Biographical details
- Born: Pittsburgh, Pennsylvania, U.S.

Playing career
- 2000–2003: Mount Union
- Position(s): Safety

Coaching career (HC unless noted)
- 2004: Mount Union (SA)
- 2005: Mount Union (LB)
- 2006–2007: Washington & Jefferson (DB)
- 2008–2010: Washington & Jefferson (DC/DB)
- 2011: Pittsburgh (GA)
- 2012: Arizona (GA)
- 2013–2015: Arizona (S)
- 2016–2018: West Virginia (DB)
- 2019–2022: Iowa State (CB)
- 2023: North Texas (DC/CB)
- 2024: North Texas (DC)

= Matt Caponi =

American football coach

Matt Caponi is an American college football coach. He was most recently the defensive coordinator for the North Texas Mean Green.

==College career==
Caponi attended Mount Union College—now known as University of Mount Union—in Alliance, Ohio, where he played football for four years as a safety for the Mount Union Purple Raiders. He was a team captain and earned Second-Team All-Conference honors as a senior i 2003. Caponi helped Mount Union achieve a 55–1 record and win three NCAA Division III Football Championships during his four years.

==Coaching career==
Caponi started his coaching career at Mount Union as a student assistant.

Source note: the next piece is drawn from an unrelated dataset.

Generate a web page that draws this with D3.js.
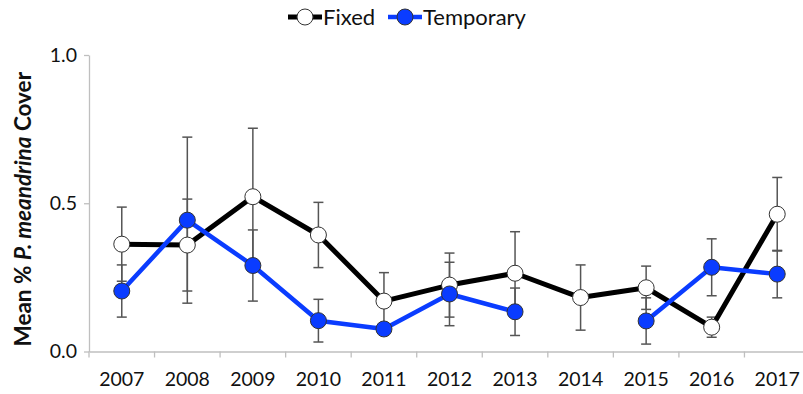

After one year with Mount Union as a student assistant he was promoted to coach the linebackers. Caponi's next stop was with Washington & Jefferson as their defensive backs coach. After two years as the defensive backs coach, Washington & Jefferson promoted Caponi to be the defensive coordinator. Caponi was then hired by Pittsburgh as a graduate assistant. After one year in Pittsburgh, Caponi joined Arizona as a graduate assistant. Caponi was then promoted to coach the safeties for Arizona after one season as a graduate assistant. Then after four total year with Arizona, Caponi's next stop was as the defensive backs coach for West Virginia. After three years with West Virginia as the defensive backs coach, Iowa State hired Caponi to coach the cornerbacks. Then after three years with Iowa State, Caponi got his first FBS defensive coordinator job, as he was hired by North Texas to be the defensive coordinator and cornerbacks coach. Caponi was fired as the Mean Green's defensive coordinator on November 16, 2024 following a 27–48 loss to UTSA, where the Mean Green defense allowed 681 yards of total offense.